» **Goal of the exercise**
Look below for the line with "Rebuild this chart" and the line with "Chart.register(...registerables);"; repeat exactly those two lines and all lines between them, but no pictures.

:: Raw data ::

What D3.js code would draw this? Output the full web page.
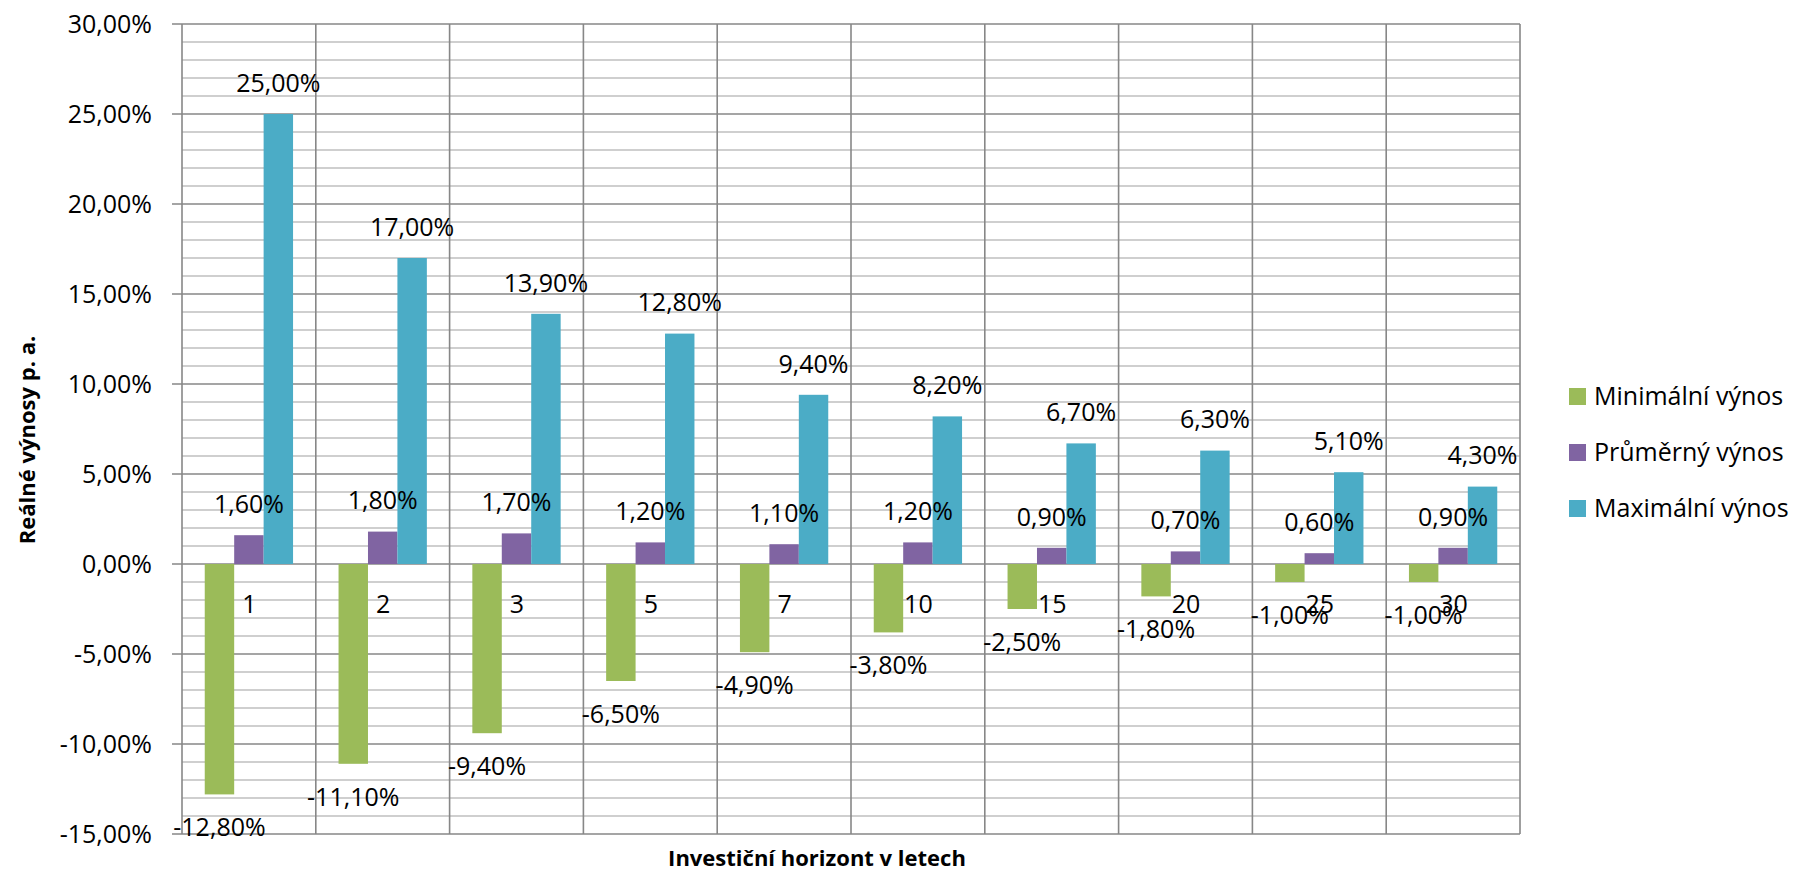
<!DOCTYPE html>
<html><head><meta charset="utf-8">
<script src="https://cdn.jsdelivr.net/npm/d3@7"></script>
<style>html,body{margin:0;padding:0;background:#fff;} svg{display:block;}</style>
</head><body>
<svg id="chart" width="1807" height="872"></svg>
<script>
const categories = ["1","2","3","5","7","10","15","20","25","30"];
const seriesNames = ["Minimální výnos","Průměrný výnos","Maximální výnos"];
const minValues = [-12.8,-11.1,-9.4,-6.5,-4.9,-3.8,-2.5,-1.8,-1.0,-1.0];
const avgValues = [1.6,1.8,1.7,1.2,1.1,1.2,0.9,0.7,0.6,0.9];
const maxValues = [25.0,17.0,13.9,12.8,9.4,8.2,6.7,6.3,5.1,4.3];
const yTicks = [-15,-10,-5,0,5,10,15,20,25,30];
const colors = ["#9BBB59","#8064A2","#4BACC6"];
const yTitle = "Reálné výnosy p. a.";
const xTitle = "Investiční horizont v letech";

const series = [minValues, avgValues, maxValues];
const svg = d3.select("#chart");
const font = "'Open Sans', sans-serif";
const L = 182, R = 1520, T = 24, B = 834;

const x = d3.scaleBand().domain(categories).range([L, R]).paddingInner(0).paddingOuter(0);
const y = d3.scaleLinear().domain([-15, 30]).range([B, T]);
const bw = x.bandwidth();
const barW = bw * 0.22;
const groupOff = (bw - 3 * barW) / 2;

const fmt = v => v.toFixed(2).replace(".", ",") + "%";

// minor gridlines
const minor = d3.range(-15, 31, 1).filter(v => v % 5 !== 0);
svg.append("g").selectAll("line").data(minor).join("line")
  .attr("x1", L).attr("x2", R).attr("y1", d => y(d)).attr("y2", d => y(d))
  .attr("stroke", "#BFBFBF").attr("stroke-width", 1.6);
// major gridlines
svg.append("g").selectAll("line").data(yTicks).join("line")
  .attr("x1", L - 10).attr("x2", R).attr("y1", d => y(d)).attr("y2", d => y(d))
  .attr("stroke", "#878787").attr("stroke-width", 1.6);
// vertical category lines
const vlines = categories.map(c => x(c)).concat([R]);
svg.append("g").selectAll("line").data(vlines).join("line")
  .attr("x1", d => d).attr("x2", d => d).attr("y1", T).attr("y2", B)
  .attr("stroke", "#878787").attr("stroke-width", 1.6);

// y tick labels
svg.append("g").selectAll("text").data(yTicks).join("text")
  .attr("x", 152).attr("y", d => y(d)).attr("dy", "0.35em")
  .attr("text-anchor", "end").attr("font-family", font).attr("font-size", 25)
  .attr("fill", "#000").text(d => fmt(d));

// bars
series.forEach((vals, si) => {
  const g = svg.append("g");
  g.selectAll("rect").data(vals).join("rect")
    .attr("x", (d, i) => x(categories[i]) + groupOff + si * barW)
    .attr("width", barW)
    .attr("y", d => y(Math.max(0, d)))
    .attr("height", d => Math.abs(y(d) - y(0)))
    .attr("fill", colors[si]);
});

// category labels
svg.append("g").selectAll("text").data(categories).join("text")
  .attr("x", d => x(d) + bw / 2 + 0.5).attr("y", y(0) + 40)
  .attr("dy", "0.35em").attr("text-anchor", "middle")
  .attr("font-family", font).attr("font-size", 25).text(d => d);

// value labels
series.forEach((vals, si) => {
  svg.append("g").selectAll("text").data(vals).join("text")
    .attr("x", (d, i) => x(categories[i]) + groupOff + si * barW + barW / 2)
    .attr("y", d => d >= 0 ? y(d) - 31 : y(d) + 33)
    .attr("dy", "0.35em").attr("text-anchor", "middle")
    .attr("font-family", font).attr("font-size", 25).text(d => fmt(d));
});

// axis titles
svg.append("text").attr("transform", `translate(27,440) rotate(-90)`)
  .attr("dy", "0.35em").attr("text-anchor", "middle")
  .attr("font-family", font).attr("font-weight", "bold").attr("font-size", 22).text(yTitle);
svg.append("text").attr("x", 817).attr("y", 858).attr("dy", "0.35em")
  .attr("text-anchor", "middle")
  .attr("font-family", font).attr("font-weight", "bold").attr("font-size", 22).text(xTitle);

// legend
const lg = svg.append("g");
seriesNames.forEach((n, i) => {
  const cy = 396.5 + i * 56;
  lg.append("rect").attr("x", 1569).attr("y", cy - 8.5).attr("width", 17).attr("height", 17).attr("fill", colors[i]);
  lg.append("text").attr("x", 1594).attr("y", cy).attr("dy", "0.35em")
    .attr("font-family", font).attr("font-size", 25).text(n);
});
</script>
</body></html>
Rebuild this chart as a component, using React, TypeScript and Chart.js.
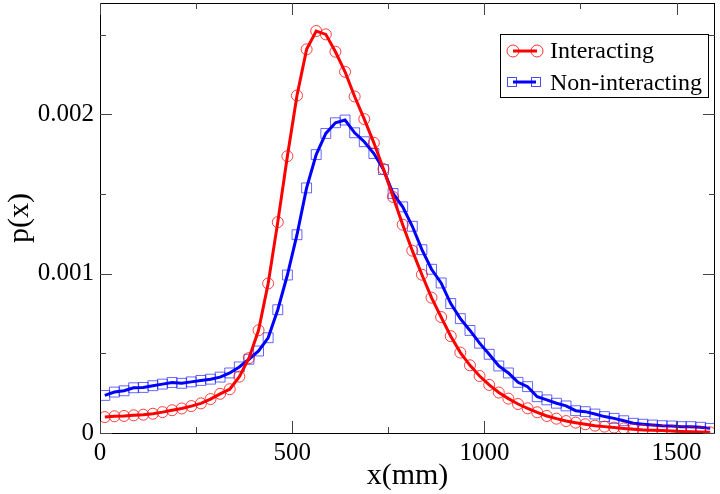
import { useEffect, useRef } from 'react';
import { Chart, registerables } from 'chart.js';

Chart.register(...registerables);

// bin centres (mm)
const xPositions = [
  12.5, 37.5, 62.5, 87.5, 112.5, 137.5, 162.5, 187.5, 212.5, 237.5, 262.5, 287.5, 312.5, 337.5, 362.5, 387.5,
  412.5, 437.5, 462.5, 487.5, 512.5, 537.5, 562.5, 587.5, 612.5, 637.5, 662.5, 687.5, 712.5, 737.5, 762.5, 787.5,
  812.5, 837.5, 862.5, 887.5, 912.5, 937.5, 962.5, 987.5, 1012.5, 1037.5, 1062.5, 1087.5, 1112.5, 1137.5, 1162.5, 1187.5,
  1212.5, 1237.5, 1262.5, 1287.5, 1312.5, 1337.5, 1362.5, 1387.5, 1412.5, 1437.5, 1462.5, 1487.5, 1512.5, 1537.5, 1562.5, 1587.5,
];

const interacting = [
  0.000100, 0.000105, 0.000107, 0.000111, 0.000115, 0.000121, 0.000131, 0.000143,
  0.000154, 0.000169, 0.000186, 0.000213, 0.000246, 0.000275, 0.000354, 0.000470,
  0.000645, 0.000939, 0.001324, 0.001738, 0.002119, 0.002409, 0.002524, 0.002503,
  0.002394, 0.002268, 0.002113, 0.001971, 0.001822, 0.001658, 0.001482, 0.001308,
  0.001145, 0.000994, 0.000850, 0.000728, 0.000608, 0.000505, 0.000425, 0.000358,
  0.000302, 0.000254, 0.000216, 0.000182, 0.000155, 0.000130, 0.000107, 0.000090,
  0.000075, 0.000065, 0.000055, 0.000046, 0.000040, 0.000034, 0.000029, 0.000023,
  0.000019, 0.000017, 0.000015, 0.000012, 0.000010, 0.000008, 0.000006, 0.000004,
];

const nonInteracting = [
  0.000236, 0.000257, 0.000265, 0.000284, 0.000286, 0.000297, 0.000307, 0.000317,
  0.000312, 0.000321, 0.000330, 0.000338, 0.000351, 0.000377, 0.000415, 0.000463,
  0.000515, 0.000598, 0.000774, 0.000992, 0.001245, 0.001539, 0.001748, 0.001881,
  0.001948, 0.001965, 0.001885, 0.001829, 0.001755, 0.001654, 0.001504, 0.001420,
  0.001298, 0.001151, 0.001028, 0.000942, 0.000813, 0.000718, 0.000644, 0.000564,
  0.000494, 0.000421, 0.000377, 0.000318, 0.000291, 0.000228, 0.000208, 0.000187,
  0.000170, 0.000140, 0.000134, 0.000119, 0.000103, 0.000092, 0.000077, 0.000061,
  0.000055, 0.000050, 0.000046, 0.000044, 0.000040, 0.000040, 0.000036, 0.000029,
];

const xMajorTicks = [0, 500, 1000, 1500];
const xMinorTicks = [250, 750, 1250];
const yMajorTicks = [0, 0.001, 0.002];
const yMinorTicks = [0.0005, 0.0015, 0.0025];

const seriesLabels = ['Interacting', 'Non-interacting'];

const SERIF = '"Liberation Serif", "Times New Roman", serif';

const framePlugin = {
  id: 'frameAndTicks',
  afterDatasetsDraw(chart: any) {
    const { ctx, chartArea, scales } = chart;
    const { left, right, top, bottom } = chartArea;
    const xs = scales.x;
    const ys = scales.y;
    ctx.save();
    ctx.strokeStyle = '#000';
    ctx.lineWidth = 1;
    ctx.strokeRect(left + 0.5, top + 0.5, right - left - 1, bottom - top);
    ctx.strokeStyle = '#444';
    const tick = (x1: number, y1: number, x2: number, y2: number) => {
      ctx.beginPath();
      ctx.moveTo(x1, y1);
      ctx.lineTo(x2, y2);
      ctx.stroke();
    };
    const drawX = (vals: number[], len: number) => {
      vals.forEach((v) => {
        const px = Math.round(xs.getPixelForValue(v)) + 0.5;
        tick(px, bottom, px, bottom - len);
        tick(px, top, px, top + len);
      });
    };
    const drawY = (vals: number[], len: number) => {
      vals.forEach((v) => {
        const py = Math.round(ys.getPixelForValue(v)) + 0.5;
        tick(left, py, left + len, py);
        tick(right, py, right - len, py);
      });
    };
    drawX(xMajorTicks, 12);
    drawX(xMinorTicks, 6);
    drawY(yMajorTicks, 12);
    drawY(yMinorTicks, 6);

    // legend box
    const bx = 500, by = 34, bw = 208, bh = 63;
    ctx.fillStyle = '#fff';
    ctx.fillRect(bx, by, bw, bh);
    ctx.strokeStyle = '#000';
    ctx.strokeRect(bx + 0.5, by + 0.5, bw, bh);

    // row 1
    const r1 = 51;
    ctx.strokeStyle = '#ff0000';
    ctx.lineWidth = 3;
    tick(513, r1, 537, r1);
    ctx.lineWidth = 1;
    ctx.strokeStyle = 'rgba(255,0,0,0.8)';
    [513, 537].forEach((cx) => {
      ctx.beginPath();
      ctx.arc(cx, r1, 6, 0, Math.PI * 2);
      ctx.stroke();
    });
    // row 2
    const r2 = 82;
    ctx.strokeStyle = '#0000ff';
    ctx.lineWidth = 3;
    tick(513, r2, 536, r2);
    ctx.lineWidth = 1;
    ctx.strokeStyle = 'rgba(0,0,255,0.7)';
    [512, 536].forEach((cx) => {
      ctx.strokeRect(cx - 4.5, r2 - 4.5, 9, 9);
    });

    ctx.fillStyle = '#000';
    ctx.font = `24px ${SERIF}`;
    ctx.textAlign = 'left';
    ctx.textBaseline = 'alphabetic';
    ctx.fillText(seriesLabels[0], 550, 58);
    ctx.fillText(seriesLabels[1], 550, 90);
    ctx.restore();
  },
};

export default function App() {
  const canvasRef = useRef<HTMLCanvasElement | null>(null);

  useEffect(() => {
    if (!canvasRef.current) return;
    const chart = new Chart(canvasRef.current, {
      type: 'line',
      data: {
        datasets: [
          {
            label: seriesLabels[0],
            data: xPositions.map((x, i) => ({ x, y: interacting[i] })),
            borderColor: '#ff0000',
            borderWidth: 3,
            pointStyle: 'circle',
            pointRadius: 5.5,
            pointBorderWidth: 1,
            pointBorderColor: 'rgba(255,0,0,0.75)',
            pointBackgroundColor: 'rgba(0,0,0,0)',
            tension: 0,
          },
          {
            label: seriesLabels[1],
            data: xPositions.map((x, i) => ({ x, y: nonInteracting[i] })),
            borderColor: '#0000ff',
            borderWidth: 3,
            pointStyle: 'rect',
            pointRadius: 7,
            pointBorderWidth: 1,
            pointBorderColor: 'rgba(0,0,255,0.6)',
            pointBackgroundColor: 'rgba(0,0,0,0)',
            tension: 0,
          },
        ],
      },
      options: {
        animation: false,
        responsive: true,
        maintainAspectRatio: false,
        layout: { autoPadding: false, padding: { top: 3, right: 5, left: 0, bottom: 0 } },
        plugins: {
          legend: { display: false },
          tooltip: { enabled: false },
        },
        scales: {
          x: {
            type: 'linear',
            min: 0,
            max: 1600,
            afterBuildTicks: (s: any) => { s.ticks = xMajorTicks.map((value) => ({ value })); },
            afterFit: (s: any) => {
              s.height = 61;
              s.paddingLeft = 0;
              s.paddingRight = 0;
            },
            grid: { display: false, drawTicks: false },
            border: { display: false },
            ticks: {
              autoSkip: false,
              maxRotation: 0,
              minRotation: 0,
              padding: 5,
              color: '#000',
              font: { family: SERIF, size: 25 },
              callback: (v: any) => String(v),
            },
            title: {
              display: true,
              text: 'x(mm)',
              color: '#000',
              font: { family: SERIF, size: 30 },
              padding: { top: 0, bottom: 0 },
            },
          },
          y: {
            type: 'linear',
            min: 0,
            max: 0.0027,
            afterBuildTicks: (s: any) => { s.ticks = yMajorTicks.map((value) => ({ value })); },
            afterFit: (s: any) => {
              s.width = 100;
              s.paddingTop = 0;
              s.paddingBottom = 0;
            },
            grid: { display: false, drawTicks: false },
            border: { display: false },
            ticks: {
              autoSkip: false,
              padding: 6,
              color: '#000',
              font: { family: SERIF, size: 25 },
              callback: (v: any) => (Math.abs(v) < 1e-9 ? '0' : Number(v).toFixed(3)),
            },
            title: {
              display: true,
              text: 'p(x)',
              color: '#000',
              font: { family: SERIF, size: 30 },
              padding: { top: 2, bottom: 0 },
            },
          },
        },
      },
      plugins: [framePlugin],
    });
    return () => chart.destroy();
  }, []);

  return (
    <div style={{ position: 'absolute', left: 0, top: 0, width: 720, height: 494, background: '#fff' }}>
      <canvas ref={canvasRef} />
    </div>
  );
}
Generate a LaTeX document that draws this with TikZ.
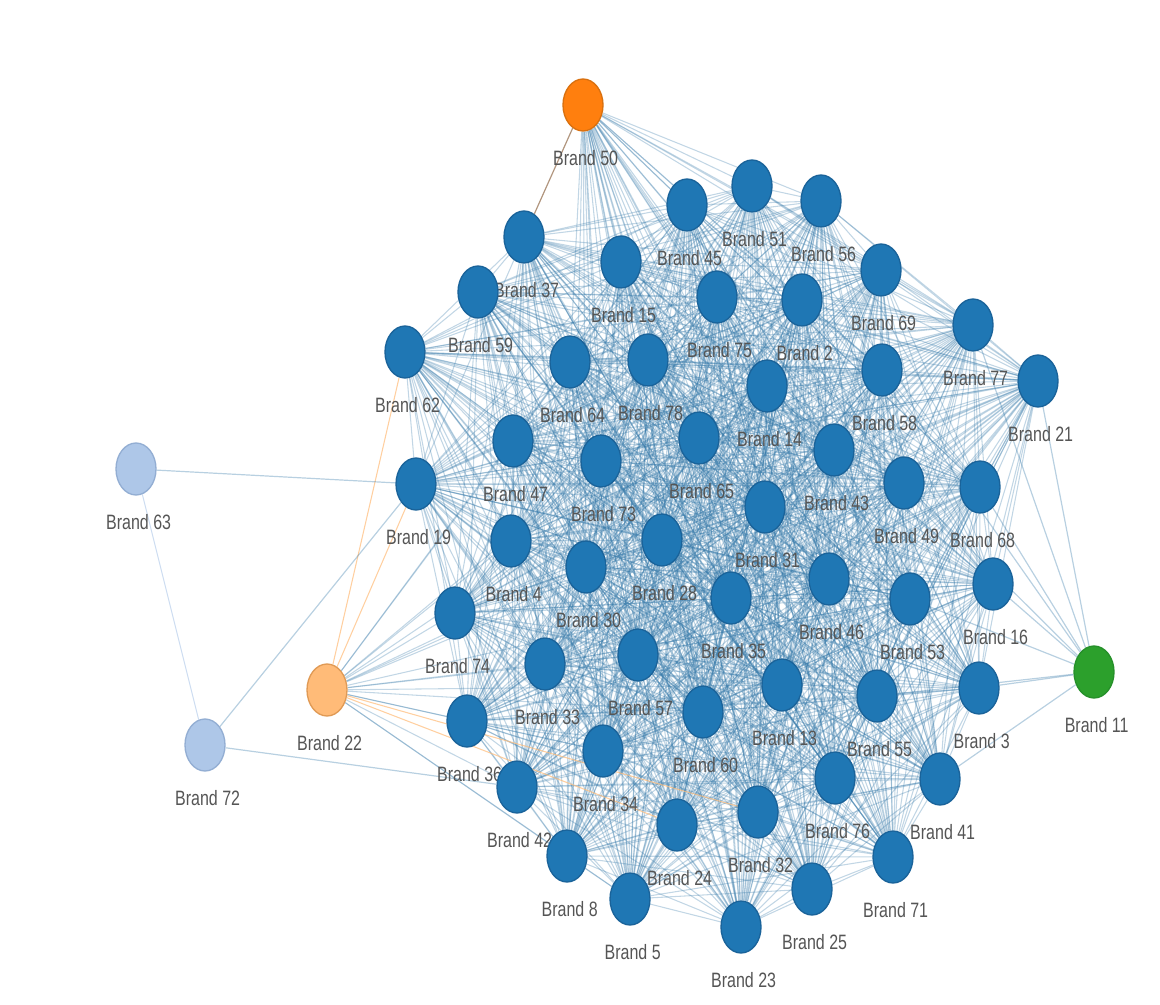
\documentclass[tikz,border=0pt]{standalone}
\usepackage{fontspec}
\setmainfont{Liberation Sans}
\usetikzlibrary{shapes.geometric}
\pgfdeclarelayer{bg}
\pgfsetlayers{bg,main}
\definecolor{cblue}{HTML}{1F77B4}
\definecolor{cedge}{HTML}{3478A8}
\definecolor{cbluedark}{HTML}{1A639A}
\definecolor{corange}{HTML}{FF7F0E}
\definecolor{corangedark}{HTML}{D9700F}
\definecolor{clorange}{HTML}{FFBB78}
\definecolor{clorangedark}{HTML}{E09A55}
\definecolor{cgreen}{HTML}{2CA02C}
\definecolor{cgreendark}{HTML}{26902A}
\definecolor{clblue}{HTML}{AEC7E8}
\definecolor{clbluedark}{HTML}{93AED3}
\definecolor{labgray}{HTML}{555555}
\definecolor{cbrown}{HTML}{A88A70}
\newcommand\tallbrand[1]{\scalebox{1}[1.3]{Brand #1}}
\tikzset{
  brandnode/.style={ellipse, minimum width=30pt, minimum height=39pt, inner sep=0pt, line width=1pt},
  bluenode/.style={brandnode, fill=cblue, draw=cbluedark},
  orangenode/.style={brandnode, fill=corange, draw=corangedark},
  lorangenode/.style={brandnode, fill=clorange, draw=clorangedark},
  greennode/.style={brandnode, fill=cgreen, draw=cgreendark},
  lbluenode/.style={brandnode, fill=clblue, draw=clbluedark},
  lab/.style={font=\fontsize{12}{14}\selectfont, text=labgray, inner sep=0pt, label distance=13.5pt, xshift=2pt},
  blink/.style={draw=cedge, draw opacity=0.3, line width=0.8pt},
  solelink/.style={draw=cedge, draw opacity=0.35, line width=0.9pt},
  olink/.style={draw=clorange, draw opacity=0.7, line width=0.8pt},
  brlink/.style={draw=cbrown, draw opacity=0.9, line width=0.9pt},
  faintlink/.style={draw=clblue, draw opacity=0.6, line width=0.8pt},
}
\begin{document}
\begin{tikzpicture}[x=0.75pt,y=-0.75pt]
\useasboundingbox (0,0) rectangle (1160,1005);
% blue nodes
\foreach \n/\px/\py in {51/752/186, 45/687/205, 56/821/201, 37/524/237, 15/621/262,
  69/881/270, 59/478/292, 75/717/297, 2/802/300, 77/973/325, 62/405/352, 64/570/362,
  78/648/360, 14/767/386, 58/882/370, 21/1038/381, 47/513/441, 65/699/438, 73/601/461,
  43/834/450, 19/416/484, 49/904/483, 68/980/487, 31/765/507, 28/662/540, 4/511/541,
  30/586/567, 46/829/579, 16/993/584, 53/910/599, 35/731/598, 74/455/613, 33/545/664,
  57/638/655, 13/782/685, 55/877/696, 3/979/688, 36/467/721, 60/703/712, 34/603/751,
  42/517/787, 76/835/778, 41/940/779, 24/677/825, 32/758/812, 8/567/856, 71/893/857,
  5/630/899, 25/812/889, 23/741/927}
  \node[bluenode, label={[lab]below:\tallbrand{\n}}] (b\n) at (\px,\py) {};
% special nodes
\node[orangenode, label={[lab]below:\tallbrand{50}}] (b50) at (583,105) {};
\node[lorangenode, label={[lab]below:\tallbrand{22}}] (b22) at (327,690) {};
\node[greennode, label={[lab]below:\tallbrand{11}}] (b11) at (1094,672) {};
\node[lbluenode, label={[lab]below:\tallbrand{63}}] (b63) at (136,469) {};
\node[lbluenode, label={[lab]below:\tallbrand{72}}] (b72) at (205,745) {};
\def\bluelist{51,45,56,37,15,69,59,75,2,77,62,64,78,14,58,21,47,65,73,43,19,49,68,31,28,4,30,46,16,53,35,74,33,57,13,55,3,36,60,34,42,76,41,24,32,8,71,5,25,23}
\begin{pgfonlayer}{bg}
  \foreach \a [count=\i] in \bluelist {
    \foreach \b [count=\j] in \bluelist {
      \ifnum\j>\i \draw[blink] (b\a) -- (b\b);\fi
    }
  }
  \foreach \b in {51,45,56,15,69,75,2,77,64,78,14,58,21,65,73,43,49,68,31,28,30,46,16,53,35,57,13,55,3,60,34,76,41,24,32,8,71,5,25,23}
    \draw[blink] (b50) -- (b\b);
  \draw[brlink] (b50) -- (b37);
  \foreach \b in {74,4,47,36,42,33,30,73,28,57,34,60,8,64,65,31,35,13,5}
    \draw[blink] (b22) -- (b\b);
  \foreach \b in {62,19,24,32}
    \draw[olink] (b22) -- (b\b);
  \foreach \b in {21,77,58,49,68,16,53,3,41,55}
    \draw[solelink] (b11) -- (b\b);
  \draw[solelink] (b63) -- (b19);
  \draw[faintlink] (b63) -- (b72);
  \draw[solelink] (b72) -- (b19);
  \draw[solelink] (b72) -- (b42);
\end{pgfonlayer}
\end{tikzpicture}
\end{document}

:::

» **Task response**
Rebuild this chart as a component, using React, TypeScript and Chart.js.
import { useEffect, useRef } from 'react';
import { Chart, registerables } from 'chart.js';

Chart.register(...registerables);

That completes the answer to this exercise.